The principle of the nuclear reactor is that when the nucleus of U235 — a form of the uranium atom — is struck by a stray neutron, it splits into two more efficient parts and the packing energy that is saved is given off as heat. The break-up also creates a pair of neutrons, which can then set off other fission reactions, leading to a chain. Humongous heat is generated, to be drawn off by a coolant, and the process can be controlled by placing barriers between segments of uranium fuel. The heat drawn off by the coolant is used to generate steam, which drives a turbine, to generate electricity. The electricity then drives the propellers and the pumps that power the submarine.

While design to contain these systems within the confines of the submarine is challenging, the nuclear reactor itself needs features that are not found in regular reactors. The submarine reactor also does not have the facility of using natural uranium as fuel. Natural uranium has only a small percentage of U235, the kind that participates in nuclear fission. All the land based nuclear plants in India, except at Tarapur and Kudankulam, use natural uranium. This is not suitable for the submarine reactor, which needs enriched uranium, where the U235 has been concentrated. While India imports partly enriched fuel for reactors which need it under special arrangements, India has developed her own facility for enrichment of uranium for the submarine application. “… Any new fuel geometry needs a lot of development work, so was it for PRP/Arihant,” says Anand in a communication.

A conventional submarine would have only the battery and motor and a diesel generator. The nuclear sub needs the electric motor, a steam driven generator and then the nuclear reactor with its controls and circulation system. A conventional nuclear plant is spread over an acre of land but there is probably no place that is more cramped than inside a submarine.

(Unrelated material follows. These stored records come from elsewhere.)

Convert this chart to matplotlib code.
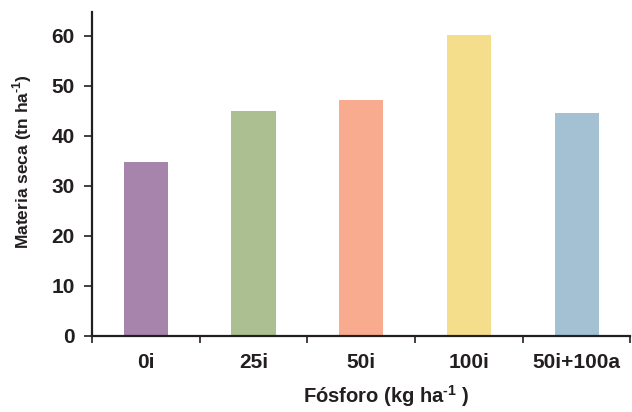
import numpy as np
import matplotlib
matplotlib.use("Agg")
import matplotlib.pyplot as plt
from matplotlib import font_manager

# Tratamientos de fósforo y materia seca obtenida
tratamientos = ["0i", "25i", "50i", "100i", "50i+100a"]
materia_seca = [34.8, 45.0, 47.2, 60.2, 44.6]
colores = ["#A684AB", "#ABBF91", "#F8AB8F", "#F5DE8B", "#A3C1D2"]
y_ticks = [0, 10, 20, 30, 40, 50, 60]

plt.rcParams["font.family"] = ["Liberation Sans", "DejaVu Sans"]
plt.rcParams["mathtext.fontset"] = "custom"
plt.rcParams["mathtext.rm"] = "Liberation Sans:bold"
plt.rcParams["mathtext.bf"] = "Liberation Sans:bold"

nombres = {f.name for f in font_manager.fontManager.ttflist}
fuente_estrecha = "Liberation Sans Narrow" if "Liberation Sans Narrow" in nombres else "Liberation Sans"

eje_color = "#231F20"
sup = r"$^{\text{-}\mathbf{1}}$"

fig = plt.figure(figsize=(6.32, 4.12), dpi=100)
ax = fig.add_axes([0.1456, 0.1845, 0.852, 0.7865])

x = np.arange(len(tratamientos))
ax.bar(x, materia_seca, width=0.41, color=colores)

ax.set_xlim(-0.5, len(tratamientos) - 0.5)
ax.set_ylim(0, 64.8)

# marcas entre categorías, etiquetas centradas
ax.set_xticks(np.arange(-0.5, len(tratamientos), 1.0))
ax.set_xticklabels([])
ax.set_xticks(x, minor=True)
ax.set_xticklabels(tratamientos, minor=True, fontsize=15, fontweight="bold", color=eje_color)
ax.tick_params(axis="x", which="major", direction="out", length=5, width=1.2, color=eje_color)
ax.tick_params(axis="x", which="minor", length=0, pad=12.5)

ax.set_yticks(y_ticks)
ax.set_yticklabels([str(v) for v in y_ticks], fontsize=15, fontweight="bold", color=eje_color)
ax.tick_params(axis="y", direction="out", length=6, width=1.2, color=eje_color, pad=6.5)

for lado in ["top", "right"]:
    ax.spines[lado].set_visible(False)
for lado in ["left", "bottom"]:
    ax.spines[lado].set_linewidth(1.6)
    ax.spines[lado].set_color(eje_color)

ax.set_xlabel("Fósforo (kg ha" + sup + " )", fontsize=14.5, fontweight="bold", color=eje_color)
ax.xaxis.set_label_coords(0.547, -0.145)
ax.set_ylabel("Materia seca (tn ha" + sup + ")", fontsize=12.5, fontweight="bold",
              color=eje_color, family=fuente_estrecha)
ax.yaxis.set_label_coords(-0.108, 0.537)

fig.savefig("out.png", dpi=100)
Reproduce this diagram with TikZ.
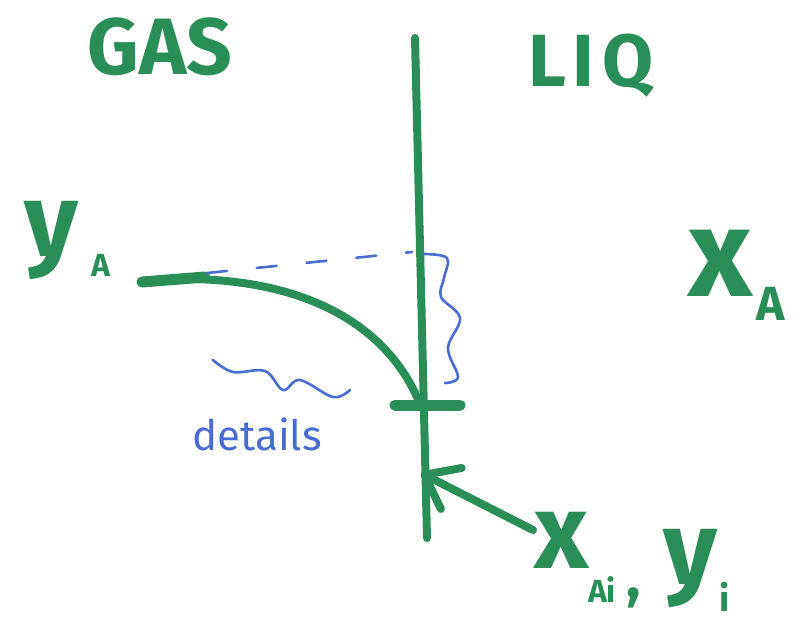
\documentclass[tikz,border=0pt]{standalone}
\usepackage{fontspec}
\setmainfont{Fira Sans}
\usetikzlibrary{arrows.meta}
\definecolor{mgreen}{RGB}{42,142,88}
\definecolor{mblue}{RGB}{72,108,208}
\tikzset{
  marker/.style={draw=mgreen, line width=8pt, line cap=round, line join=round},
  pen/.style={draw=mblue, line width=2.6pt, line cap=round, line join=round},
  gtext/.style={text=mgreen, inner sep=0pt, font=\bfseries},
  btext/.style={text=mblue, inner sep=0pt},
}
\begin{document}
\begin{tikzpicture}[x=1pt,y=-1pt]
\useasboundingbox (0,0) rectangle (797,635);
% labels
\node[gtext, font=\bfseries\fontsize{80}{80}\selectfont] (gas) at (160,47) {GAS};
\node[gtext, font=\bfseries\fontsize{74}{74}\selectfont] (liq) at (591,66) {L\kern6pt I\kern8pt Q};
\node[gtext, font=\bfseries\fontsize{104}{104}\selectfont] (yA) at (51,240) {y};
\node[gtext, font=\bfseries\fontsize{32}{32}\selectfont] (yAs) at (101,265) {A};
\node[gtext, font=\bfseries\fontsize{125}{125}\selectfont] (xA) at (720,263) {x};
\node[gtext, font=\bfseries\fontsize{48}{48}\selectfont] (xAs) at (771,304) {A};
\node[gtext, font=\bfseries\fontsize{106}{106}\selectfont] (xAi) at (562,540) {x};
\node[gtext, font=\bfseries\fontsize{32}{32}\selectfont] (xAis) at (602,590) {Ai};
\node[gtext, font=\bfseries\fontsize{60}{60}\selectfont] (comma) at (634,598) {,};
\node[gtext, font=\bfseries\fontsize{104}{104}\selectfont] (yi) at (690,568) {y};
\node[gtext, font=\bfseries\fontsize{36}{36}\selectfont] (yis) at (725,597) {i};
\node[btext, font=\fontsize{42}{42}\selectfont] (det) at (257,434) {details};
% interface
\coordinate (itop) at (415,38);
\coordinate (ibot) at (427,538);
\draw[marker] (itop) -- (ibot);
\coordinate (tickL) at (395,405);
\coordinate (tickR) at (460,405);
\draw[marker, line width=11pt] (tickL) -- (tickR);
% profile curve
\coordinate (c0) at (142,282);
\coordinate (c1) at (205,277);
\coordinate (cs) at (180,279);
\coordinate (ce) at (420,404);
\draw[marker, line width=11pt] (c0) -- (c1);
\draw[marker] (cs) .. controls (305,278) and (388,325) .. (ce);
% blue dashed level
\coordinate (d0) at (207,273);
\coordinate (d1) at (412,252);
\draw[pen, dash pattern=on 20pt off 30pt] (d0) -- (d1);
% brace
\draw[pen] plot[smooth, tension=0.6] coordinates {(424,254) (447,258) (444,278) (441,297) (460,318) (448,348) (458,377) (445,383)};
% wavy under curve
\draw[pen] plot[smooth, tension=0.6] coordinates {(213,360) (233,372) (265,371) (283,390) (300,380) (333,397) (350,390)};
% arrow
\coordinate (tail) at (533,530);
\coordinate (tip) at (421,473);
\draw[marker, -{Straight Barb[length=30pt, width=46pt, round]}] (tail) -- (tip);
\end{tikzpicture}
\end{document}
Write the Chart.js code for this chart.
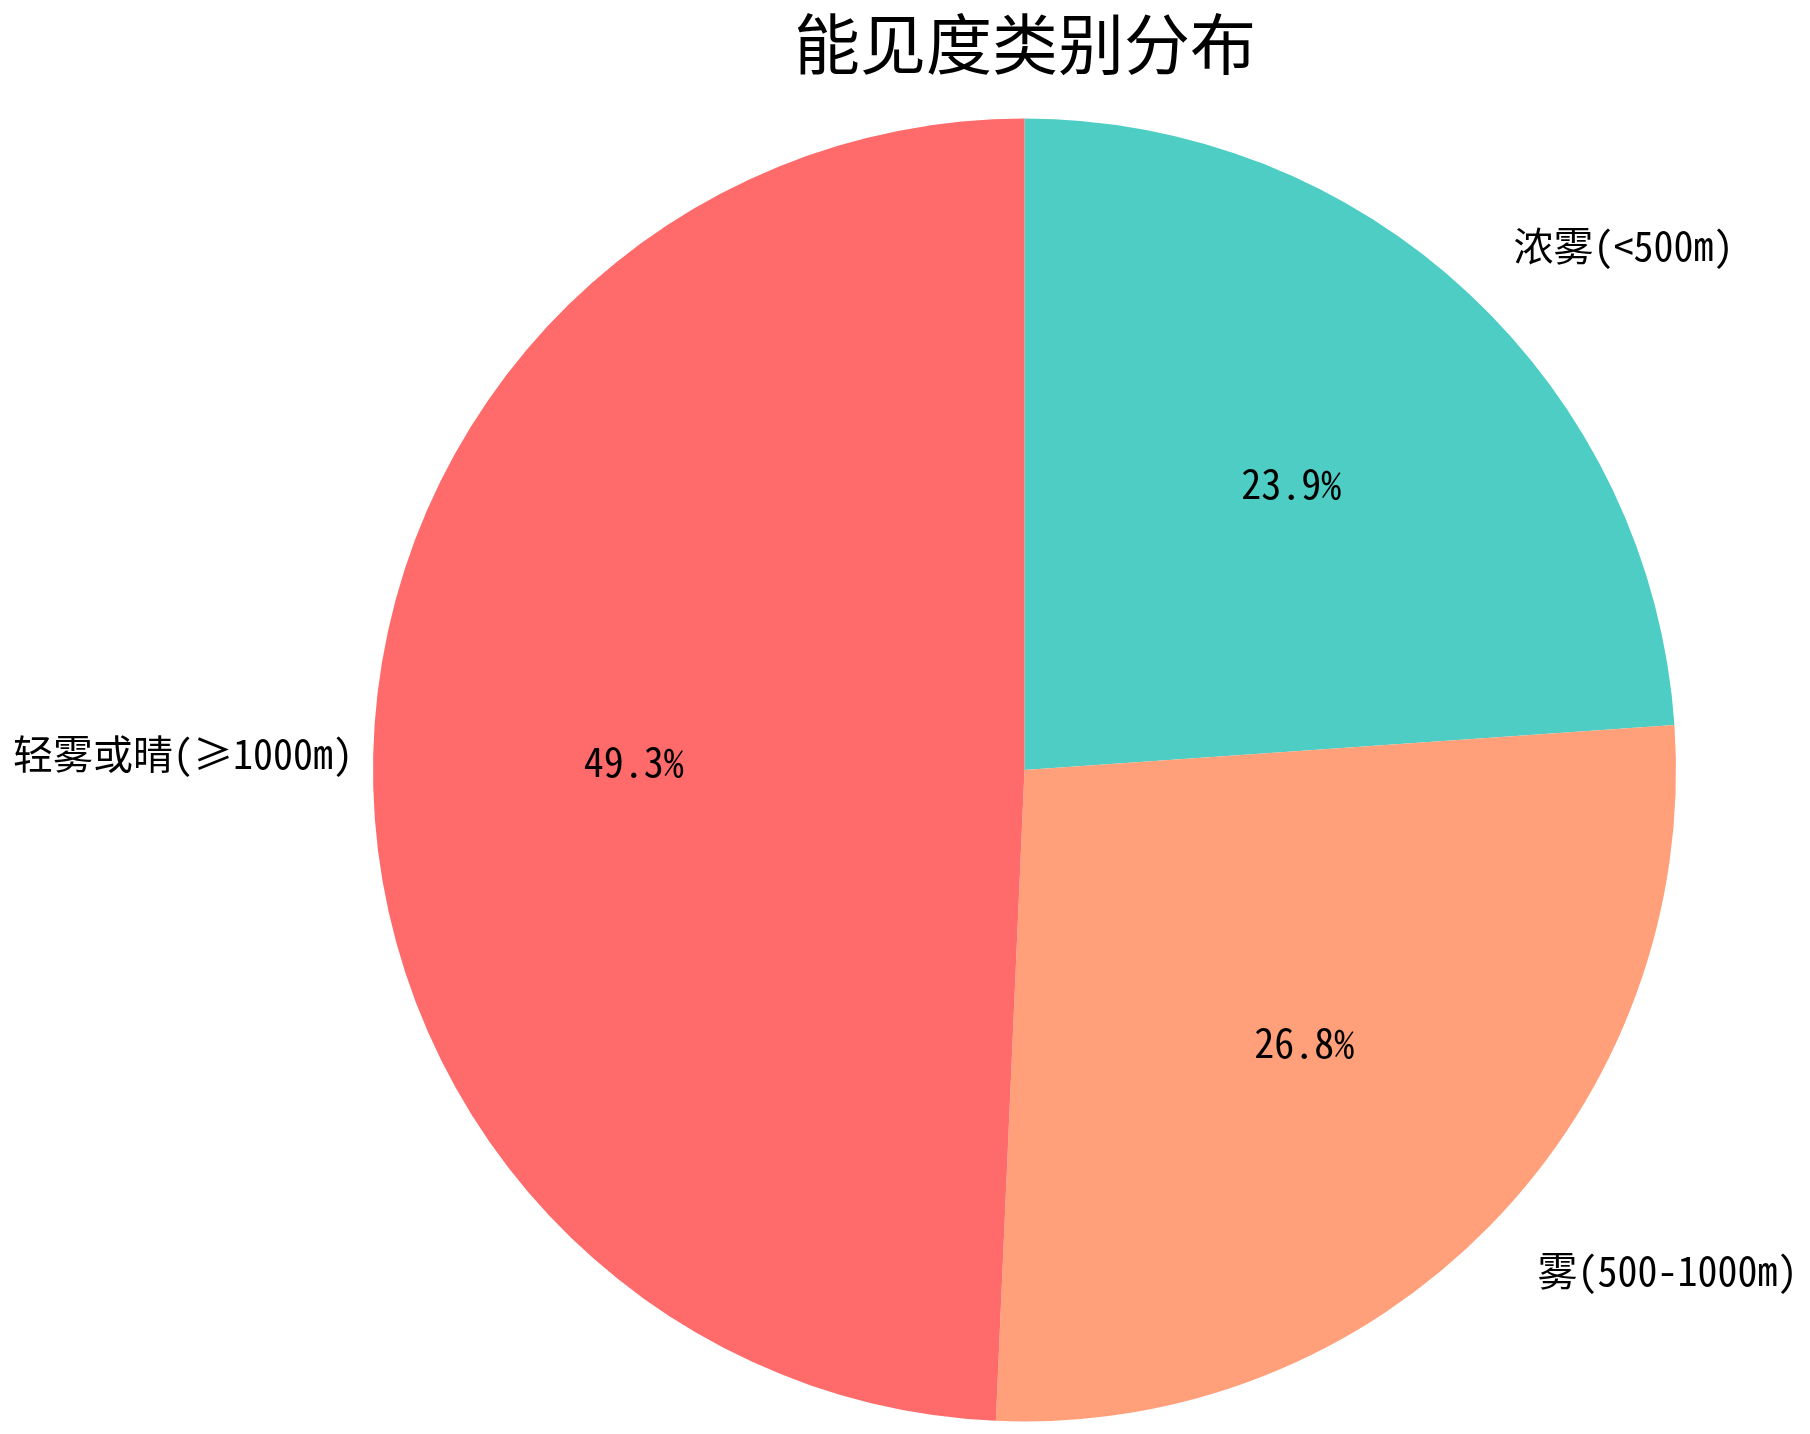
<!DOCTYPE html>
<html>
<head>
<meta charset="utf-8">
<script src="https://cdn.jsdelivr.net/npm/chart.js@4"></script>
<style>
  html, body { margin: 0; padding: 0; background: #fff; }
  #wrap { width: 1810px; height: 1434px; }
</style>
</head>
<body>
<div id="wrap"><canvas id="pie" width="1810" height="1434"></canvas></div>
<script>
const labels = ['浓雾(<500m)', '雾(500-1000m)', '轻雾或晴(≥1000m)'];
const values = [23.9, 26.8, 49.3];
const colors = ['#4ECDC4', '#FFA07A', '#FF6B6B'];
const titleText = '能见度类别分布';

const FONT = '"Noto Sans Mono CJK SC", "Noto Sans CJK SC", sans-serif';
const LEFT_SHIFT = 45; // left-side labels sit a bit closer to the pie in the original

// draws the title, the outside labels and the percentages like matplotlib does
const pieText = {
  id: 'pieText',
  afterDraw(chart) {
    const ctx = chart.ctx;
    const meta = chart.getDatasetMeta(0);
    const total = values.reduce((a, b) => a + b, 0);
    ctx.save();
    ctx.fillStyle = '#000';
    ctx.textBaseline = 'middle';

    ctx.font = '66px ' + FONT;
    ctx.textAlign = 'center';
    ctx.fillText(titleText, 1025, 44);

    ctx.font = '40px ' + FONT;
    meta.data.forEach((arc, i) => {
      const mid = (arc.startAngle + arc.endAngle) / 2;
      const r = arc.outerRadius;
      const c = Math.cos(mid), s = Math.sin(mid);

      ctx.textAlign = 'center';
      ctx.fillText((values[i] / total * 100).toFixed(1) + '%', arc.x + c * r * 0.6, arc.y + s * r * 0.6);

      let lx = arc.x + c * r * 1.1;
      if (c > 0) {
        ctx.textAlign = 'left';
      } else {
        ctx.textAlign = 'right';
        lx += LEFT_SHIFT;
      }
      ctx.fillText(labels[i], lx, arc.y + s * r * 1.1);
    });
    ctx.restore();
  }
};

new Chart(document.getElementById('pie'), {
  type: 'pie',
  data: {
    labels: labels,
    datasets: [{
      data: values,
      backgroundColor: colors,
      borderWidth: 0
    }]
  },
  options: {
    responsive: false,
    animation: false,
    layout: { padding: { top: 118, bottom: 12, left: 373, right: 134 } },
    plugins: {
      legend: { display: false },
      tooltip: { enabled: false },
      title: { display: false }
    }
  },
  plugins: [pieText]
});
</script>
</body>
</html>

Such technical constraints, along with the need for safety and to contain radiation, make the design and construction of a nuclear power-pack for the submarine a task that calls for sophisticated capability. The know-how, naturally, is not available off the shelf and needs to be developed by each country on its own.

India launched an audacious nuclear energy programme right after Independence. While India now has a robust nuclear industry, with a large number of indigenous reactors in action, the development of the nuclear submarine signifies very high technological attainment. Anand also describes the international resistance to share information and raw materials with India, especially since the country has not signed the Nuclear Non-proliferation Treaty (on the grounds that it was discriminatory). And again, after the underground test that India carried out at Pokaran.

Anand’s book is a study and a first-hand account of what it takes for a team of essentially first-generation scientists and engineers of the Department of Atomic Energy, working with engineers of the Indian Navy, to discover and master a technology held close by countries that were more advanced by orders of magnitude. Anand reveals the working of the assorted talent that the department possesses in different areas of technology, the systems, method of assurance of safety and quality, and the synergy that developed with naval engineers. They enabled the mastery, in a few short years after they had the political go-ahead, of the complexities of a new technology in an unfamiliar setting.

On the one hand, the book describes the growth of the idea of the submarine itself and then of nuclear power. It also delves into the development of underwater nuclear propulsion, essentially a military application and hence not for sharing. And then it brings out the different challenges of the fuel, the design of systems, transfer of energy, the container, that the team faced and then the vision and confidence of the political leadership that allowed the team to give its best.

The book is a personal story, at once a historical narrative of the conquest of the underwater medium and a tribute to the organisation and the role of many individuals, dedicated, inspired and human.